The request: Transcribe the material from its first line onward, ending with the line that contains "var diffTicks = [0, 0.005, 0.01, 0.015, 0.02, 0.025, 0.03];" and adding nothing beyond it.

Recorded information:
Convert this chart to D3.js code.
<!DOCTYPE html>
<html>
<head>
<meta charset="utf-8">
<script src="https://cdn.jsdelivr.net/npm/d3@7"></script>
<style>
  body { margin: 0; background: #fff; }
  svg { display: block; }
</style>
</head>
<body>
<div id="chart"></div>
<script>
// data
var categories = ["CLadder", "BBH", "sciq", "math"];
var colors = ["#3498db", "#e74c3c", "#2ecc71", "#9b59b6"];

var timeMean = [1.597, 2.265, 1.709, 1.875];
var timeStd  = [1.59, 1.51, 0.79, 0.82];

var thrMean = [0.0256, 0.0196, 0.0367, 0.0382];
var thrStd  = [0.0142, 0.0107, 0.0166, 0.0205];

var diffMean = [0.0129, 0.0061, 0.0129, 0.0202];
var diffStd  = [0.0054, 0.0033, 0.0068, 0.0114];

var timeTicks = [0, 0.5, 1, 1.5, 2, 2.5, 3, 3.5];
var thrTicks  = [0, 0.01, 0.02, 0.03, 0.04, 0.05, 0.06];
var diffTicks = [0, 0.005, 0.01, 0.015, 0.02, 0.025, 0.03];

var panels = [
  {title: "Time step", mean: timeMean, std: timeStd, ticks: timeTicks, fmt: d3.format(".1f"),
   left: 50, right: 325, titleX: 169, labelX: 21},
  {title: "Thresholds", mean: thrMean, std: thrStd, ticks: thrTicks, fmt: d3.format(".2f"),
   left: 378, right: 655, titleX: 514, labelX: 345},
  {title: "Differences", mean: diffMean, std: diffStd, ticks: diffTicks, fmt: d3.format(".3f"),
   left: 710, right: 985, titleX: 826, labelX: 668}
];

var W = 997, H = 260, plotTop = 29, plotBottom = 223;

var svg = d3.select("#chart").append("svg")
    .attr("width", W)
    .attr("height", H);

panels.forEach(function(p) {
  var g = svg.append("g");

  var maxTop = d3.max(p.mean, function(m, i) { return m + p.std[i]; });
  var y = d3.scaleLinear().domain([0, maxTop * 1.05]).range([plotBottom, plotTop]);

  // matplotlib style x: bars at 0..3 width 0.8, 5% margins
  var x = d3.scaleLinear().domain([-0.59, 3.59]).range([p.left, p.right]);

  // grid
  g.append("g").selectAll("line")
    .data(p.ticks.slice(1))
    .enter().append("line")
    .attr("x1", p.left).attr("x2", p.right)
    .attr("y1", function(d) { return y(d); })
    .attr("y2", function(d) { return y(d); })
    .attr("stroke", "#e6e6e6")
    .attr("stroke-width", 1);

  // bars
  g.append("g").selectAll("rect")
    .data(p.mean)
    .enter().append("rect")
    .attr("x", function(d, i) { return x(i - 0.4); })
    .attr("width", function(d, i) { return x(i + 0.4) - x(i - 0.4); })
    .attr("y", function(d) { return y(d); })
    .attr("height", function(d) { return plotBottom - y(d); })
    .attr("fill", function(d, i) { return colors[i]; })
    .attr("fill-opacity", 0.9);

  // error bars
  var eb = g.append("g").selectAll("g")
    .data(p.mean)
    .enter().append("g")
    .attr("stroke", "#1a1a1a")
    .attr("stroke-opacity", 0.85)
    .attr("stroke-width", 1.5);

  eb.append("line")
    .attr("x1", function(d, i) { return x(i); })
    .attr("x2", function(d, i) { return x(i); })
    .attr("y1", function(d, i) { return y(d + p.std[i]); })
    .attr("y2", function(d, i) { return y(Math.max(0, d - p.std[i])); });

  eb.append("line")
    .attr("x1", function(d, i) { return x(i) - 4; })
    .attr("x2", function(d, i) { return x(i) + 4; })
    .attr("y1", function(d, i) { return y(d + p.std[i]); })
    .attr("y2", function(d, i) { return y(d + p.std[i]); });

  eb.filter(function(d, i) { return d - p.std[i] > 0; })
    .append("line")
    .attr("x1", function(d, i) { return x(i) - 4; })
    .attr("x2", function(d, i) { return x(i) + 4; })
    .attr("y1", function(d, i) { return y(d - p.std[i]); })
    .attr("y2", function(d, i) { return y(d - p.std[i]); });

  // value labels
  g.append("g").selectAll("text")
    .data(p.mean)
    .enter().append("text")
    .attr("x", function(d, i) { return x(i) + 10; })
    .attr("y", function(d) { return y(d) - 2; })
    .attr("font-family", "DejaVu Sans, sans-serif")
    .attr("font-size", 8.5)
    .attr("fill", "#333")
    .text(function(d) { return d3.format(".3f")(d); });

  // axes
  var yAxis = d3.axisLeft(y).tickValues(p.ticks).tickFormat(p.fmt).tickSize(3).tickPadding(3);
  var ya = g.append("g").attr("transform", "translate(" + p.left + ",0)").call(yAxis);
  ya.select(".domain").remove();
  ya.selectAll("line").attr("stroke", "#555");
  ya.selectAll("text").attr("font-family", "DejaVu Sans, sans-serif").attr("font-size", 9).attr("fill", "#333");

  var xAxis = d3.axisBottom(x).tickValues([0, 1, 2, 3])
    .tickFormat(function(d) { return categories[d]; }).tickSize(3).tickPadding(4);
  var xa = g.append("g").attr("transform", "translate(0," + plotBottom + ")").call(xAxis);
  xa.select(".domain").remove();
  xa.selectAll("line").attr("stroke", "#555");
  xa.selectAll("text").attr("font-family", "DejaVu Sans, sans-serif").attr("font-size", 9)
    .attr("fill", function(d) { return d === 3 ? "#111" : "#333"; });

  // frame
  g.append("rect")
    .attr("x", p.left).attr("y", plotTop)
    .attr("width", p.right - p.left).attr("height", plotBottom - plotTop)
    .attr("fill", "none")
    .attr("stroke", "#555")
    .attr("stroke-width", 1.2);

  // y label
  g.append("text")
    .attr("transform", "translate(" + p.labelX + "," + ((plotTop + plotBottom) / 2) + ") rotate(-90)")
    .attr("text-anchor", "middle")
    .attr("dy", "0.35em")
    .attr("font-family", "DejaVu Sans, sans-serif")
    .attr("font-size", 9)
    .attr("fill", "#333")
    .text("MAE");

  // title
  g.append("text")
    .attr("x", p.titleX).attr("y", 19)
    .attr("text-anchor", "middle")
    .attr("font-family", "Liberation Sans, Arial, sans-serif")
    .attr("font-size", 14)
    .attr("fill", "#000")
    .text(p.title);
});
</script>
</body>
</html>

Task output:
Convert this chart to D3.js code.
<!DOCTYPE html>
<html>
<head>
<meta charset="utf-8">
<script src="https://cdn.jsdelivr.net/npm/d3@7"></script>
<style>
  body { margin: 0; background: #fff; }
  svg { display: block; }
</style>
</head>
<body>
<div id="chart"></div>
<script>
// data
var categories = ["CLadder", "BBH", "sciq", "math"];
var colors = ["#3498db", "#e74c3c", "#2ecc71", "#9b59b6"];

var timeMean = [1.597, 2.265, 1.709, 1.875];
var timeStd  = [1.59, 1.51, 0.79, 0.82];

var thrMean = [0.0256, 0.0196, 0.0367, 0.0382];
var thrStd  = [0.0142, 0.0107, 0.0166, 0.0205];

var diffMean = [0.0129, 0.0061, 0.0129, 0.0202];
var diffStd  = [0.0054, 0.0033, 0.0068, 0.0114];

var timeTicks = [0, 0.5, 1, 1.5, 2, 2.5, 3, 3.5];
var thrTicks  = [0, 0.01, 0.02, 0.03, 0.04, 0.05, 0.06];
var diffTicks = [0, 0.005, 0.01, 0.015, 0.02, 0.025, 0.03];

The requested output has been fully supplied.